Leave out the pictures, then reproduce the rest of the material exactly.

Source code of charts

***

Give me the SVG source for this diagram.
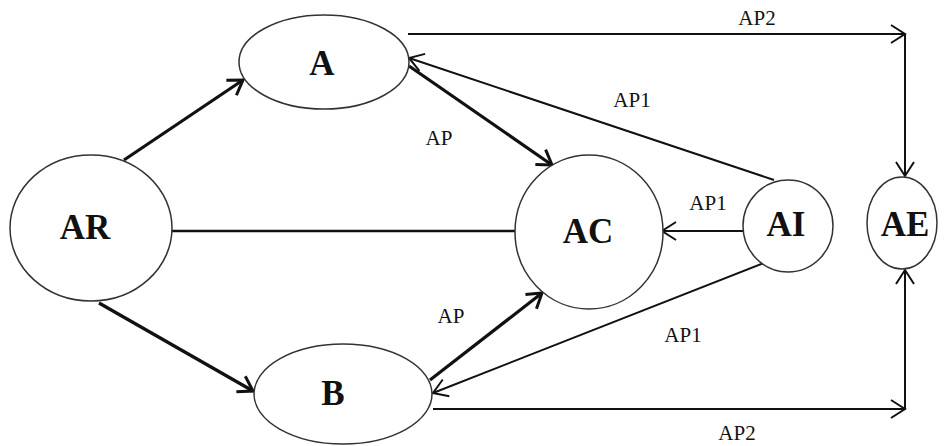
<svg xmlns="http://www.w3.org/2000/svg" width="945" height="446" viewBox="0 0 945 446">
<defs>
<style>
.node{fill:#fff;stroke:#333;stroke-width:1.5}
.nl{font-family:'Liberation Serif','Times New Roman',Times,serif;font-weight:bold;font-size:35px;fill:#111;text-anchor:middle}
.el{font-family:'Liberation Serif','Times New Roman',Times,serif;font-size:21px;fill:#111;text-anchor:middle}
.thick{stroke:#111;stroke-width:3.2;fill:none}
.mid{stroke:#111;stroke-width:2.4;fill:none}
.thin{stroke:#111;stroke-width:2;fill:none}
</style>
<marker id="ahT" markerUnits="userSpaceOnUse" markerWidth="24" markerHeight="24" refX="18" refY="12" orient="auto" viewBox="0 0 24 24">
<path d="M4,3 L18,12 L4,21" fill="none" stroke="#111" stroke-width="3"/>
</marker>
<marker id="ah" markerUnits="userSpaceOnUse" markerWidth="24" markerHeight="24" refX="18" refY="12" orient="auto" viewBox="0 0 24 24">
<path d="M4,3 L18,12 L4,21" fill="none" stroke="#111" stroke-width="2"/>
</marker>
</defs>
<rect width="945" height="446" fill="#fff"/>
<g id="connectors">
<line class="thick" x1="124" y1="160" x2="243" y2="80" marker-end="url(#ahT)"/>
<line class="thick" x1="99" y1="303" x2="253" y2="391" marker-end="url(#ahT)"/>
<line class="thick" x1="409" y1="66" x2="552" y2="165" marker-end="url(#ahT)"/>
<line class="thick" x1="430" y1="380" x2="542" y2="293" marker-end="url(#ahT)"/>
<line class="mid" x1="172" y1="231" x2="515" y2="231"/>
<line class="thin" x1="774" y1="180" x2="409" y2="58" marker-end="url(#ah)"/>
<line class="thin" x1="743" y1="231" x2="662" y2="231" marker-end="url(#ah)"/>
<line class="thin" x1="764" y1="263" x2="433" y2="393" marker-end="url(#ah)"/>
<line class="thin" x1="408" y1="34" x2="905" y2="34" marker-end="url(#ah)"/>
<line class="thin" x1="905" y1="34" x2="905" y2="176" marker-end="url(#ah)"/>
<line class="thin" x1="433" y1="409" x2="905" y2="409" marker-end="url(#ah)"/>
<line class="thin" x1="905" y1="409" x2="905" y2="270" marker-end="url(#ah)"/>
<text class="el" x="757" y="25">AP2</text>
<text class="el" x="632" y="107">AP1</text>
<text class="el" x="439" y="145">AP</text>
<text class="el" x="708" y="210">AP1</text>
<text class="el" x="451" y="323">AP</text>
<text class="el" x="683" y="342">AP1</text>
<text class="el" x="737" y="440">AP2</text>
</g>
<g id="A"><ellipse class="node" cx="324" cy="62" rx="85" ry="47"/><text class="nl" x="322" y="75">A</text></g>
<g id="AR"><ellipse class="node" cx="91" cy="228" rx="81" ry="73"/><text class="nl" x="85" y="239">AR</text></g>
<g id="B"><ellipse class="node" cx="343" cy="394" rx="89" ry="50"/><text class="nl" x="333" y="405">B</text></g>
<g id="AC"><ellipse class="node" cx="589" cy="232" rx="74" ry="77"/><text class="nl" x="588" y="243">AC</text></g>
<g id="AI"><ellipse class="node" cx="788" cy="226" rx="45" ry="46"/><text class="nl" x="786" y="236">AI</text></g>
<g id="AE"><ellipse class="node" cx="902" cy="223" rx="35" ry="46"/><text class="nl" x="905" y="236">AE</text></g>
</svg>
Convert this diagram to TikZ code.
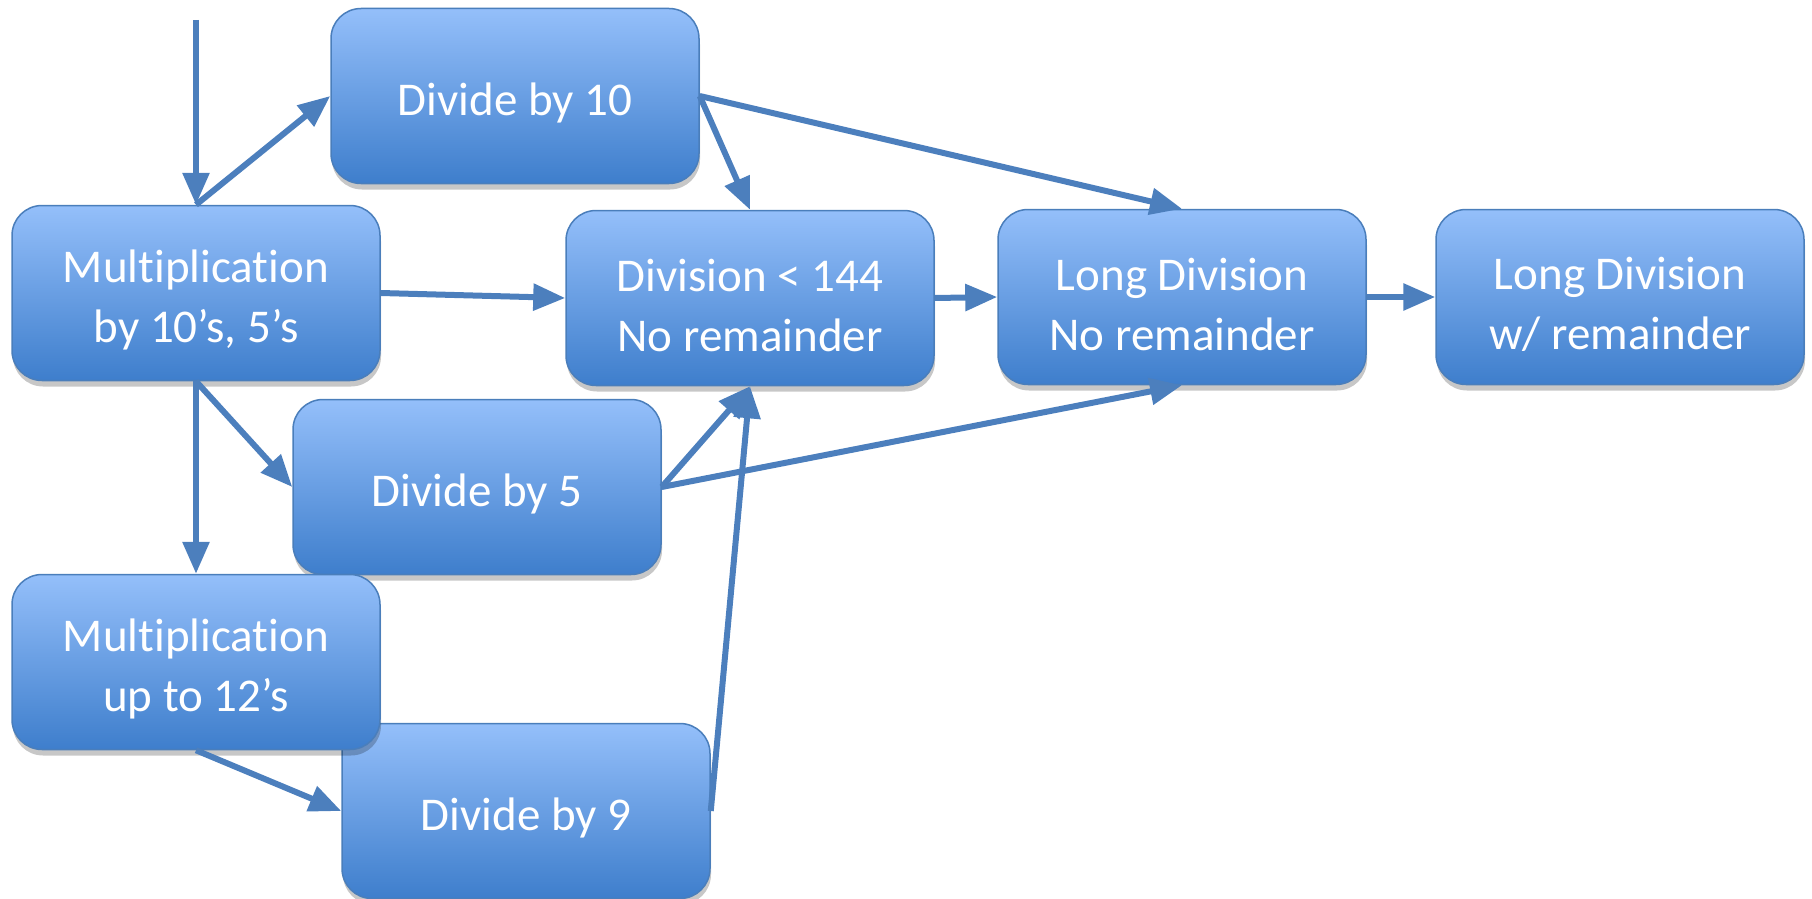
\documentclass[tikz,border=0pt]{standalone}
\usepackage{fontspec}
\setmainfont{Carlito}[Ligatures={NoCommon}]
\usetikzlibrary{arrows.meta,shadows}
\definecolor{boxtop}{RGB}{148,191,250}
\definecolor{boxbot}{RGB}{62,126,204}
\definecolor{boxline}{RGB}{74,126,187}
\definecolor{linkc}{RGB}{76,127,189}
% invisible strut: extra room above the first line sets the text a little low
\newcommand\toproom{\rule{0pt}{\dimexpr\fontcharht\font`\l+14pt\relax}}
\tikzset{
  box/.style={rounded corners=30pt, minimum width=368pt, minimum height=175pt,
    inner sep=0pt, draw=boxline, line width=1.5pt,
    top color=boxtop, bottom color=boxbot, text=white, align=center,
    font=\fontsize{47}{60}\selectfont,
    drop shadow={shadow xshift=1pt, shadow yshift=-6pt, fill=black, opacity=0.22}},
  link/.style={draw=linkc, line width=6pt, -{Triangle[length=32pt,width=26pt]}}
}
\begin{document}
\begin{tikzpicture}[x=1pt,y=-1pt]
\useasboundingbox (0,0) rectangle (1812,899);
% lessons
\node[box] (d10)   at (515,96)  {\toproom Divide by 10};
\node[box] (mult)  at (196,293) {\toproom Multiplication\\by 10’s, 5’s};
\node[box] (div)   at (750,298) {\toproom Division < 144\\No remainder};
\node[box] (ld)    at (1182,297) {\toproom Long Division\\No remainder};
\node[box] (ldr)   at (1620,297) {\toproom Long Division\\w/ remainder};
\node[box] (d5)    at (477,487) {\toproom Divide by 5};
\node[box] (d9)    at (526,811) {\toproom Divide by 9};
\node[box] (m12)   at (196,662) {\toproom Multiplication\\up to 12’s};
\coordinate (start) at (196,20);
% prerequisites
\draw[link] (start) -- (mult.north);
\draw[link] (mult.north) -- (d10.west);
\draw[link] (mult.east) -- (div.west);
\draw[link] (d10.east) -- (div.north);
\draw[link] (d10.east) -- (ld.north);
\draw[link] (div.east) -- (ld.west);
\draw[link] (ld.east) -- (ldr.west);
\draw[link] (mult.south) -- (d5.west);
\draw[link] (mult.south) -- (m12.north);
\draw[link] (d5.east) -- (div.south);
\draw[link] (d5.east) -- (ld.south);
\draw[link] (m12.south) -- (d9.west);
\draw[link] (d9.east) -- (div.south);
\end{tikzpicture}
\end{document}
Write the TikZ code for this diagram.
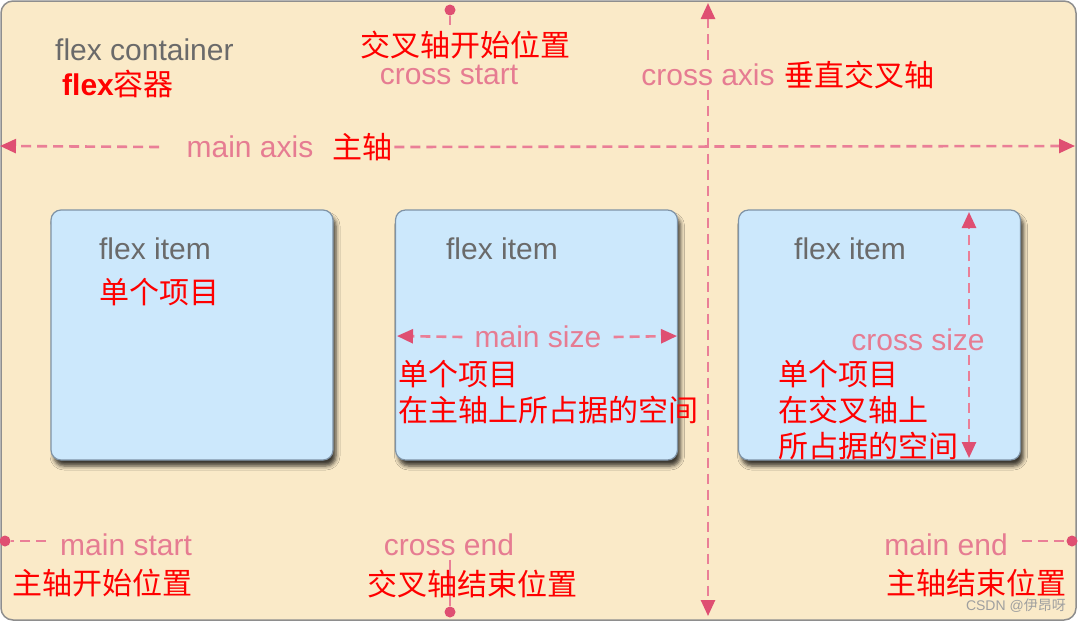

***

The reply:
Give me the SVG source for this diagram.
<svg xmlns="http://www.w3.org/2000/svg" width="945" height="446" viewBox="0 0 945 446">
<defs>
<style>
.node{fill:#fff;stroke:#333;stroke-width:1.5}
.nl{font-family:'Liberation Serif','Times New Roman',Times,serif;font-weight:bold;font-size:35px;fill:#111;text-anchor:middle}
.el{font-family:'Liberation Serif','Times New Roman',Times,serif;font-size:21px;fill:#111;text-anchor:middle}
.thick{stroke:#111;stroke-width:3.2;fill:none}
.mid{stroke:#111;stroke-width:2.4;fill:none}
.thin{stroke:#111;stroke-width:2;fill:none}
</style>
<marker id="ahT" markerUnits="userSpaceOnUse" markerWidth="24" markerHeight="24" refX="18" refY="12" orient="auto" viewBox="0 0 24 24">
<path d="M4,3 L18,12 L4,21" fill="none" stroke="#111" stroke-width="3"/>
</marker>
<marker id="ah" markerUnits="userSpaceOnUse" markerWidth="24" markerHeight="24" refX="18" refY="12" orient="auto" viewBox="0 0 24 24">
<path d="M4,3 L18,12 L4,21" fill="none" stroke="#111" stroke-width="2"/>
</marker>
</defs>
<rect width="945" height="446" fill="#fff"/>
<g id="connectors">
<line class="thick" x1="124" y1="160" x2="243" y2="80" marker-end="url(#ahT)"/>
<line class="thick" x1="99" y1="303" x2="253" y2="391" marker-end="url(#ahT)"/>
<line class="thick" x1="409" y1="66" x2="552" y2="165" marker-end="url(#ahT)"/>
<line class="thick" x1="430" y1="380" x2="542" y2="293" marker-end="url(#ahT)"/>
<line class="mid" x1="172" y1="231" x2="515" y2="231"/>
<line class="thin" x1="774" y1="180" x2="409" y2="58" marker-end="url(#ah)"/>
<line class="thin" x1="743" y1="231" x2="662" y2="231" marker-end="url(#ah)"/>
<line class="thin" x1="764" y1="263" x2="433" y2="393" marker-end="url(#ah)"/>
<line class="thin" x1="408" y1="34" x2="905" y2="34" marker-end="url(#ah)"/>
<line class="thin" x1="905" y1="34" x2="905" y2="176" marker-end="url(#ah)"/>
<line class="thin" x1="433" y1="409" x2="905" y2="409" marker-end="url(#ah)"/>
<line class="thin" x1="905" y1="409" x2="905" y2="270" marker-end="url(#ah)"/>
<text class="el" x="757" y="25">AP2</text>
<text class="el" x="632" y="107">AP1</text>
<text class="el" x="439" y="145">AP</text>
<text class="el" x="708" y="210">AP1</text>
<text class="el" x="451" y="323">AP</text>
<text class="el" x="683" y="342">AP1</text>
<text class="el" x="737" y="440">AP2</text>
</g>
<g id="A"><ellipse class="node" cx="324" cy="62" rx="85" ry="47"/><text class="nl" x="322" y="75">A</text></g>
<g id="AR"><ellipse class="node" cx="91" cy="228" rx="81" ry="73"/><text class="nl" x="85" y="239">AR</text></g>
<g id="B"><ellipse class="node" cx="343" cy="394" rx="89" ry="50"/><text class="nl" x="333" y="405">B</text></g>
<g id="AC"><ellipse class="node" cx="589" cy="232" rx="74" ry="77"/><text class="nl" x="588" y="243">AC</text></g>
<g id="AI"><ellipse class="node" cx="788" cy="226" rx="45" ry="46"/><text class="nl" x="786" y="236">AI</text></g>
<g id="AE"><ellipse class="node" cx="902" cy="223" rx="35" ry="46"/><text class="nl" x="905" y="236">AE</text></g>
</svg>
Convert this diagram to TikZ code.
\documentclass[tikz,border=0pt]{standalone}
\usepackage{fontspec}
\setmainfont{Carlito}[Ligatures={NoCommon}]
\usetikzlibrary{arrows.meta,shadows}
\definecolor{boxtop}{RGB}{148,191,250}
\definecolor{boxbot}{RGB}{62,126,204}
\definecolor{boxline}{RGB}{74,126,187}
\definecolor{linkc}{RGB}{76,127,189}
% invisible strut: extra room above the first line sets the text a little low
\newcommand\toproom{\rule{0pt}{\dimexpr\fontcharht\font`\l+14pt\relax}}
\tikzset{
  box/.style={rounded corners=30pt, minimum width=368pt, minimum height=175pt,
    inner sep=0pt, draw=boxline, line width=1.5pt,
    top color=boxtop, bottom color=boxbot, text=white, align=center,
    font=\fontsize{47}{60}\selectfont,
    drop shadow={shadow xshift=1pt, shadow yshift=-6pt, fill=black, opacity=0.22}},
  link/.style={draw=linkc, line width=6pt, -{Triangle[length=32pt,width=26pt]}}
}
\begin{document}
\begin{tikzpicture}[x=1pt,y=-1pt]
\useasboundingbox (0,0) rectangle (1812,899);
% lessons
\node[box] (d10)   at (515,96)  {\toproom Divide by 10};
\node[box] (mult)  at (196,293) {\toproom Multiplication\\by 10’s, 5’s};
\node[box] (div)   at (750,298) {\toproom Division < 144\\No remainder};
\node[box] (ld)    at (1182,297) {\toproom Long Division\\No remainder};
\node[box] (ldr)   at (1620,297) {\toproom Long Division\\w/ remainder};
\node[box] (d5)    at (477,487) {\toproom Divide by 5};
\node[box] (d9)    at (526,811) {\toproom Divide by 9};
\node[box] (m12)   at (196,662) {\toproom Multiplication\\up to 12’s};
\coordinate (start) at (196,20);
% prerequisites
\draw[link] (start) -- (mult.north);
\draw[link] (mult.north) -- (d10.west);
\draw[link] (mult.east) -- (div.west);
\draw[link] (d10.east) -- (div.north);
\draw[link] (d10.east) -- (ld.north);
\draw[link] (div.east) -- (ld.west);
\draw[link] (ld.east) -- (ldr.west);
\draw[link] (mult.south) -- (d5.west);
\draw[link] (mult.south) -- (m12.north);
\draw[link] (d5.east) -- (div.south);
\draw[link] (d5.east) -- (ld.south);
\draw[link] (m12.south) -- (d9.west);
\draw[link] (d9.east) -- (div.south);
\end{tikzpicture}
\end{document}
Write the TikZ code for this diagram.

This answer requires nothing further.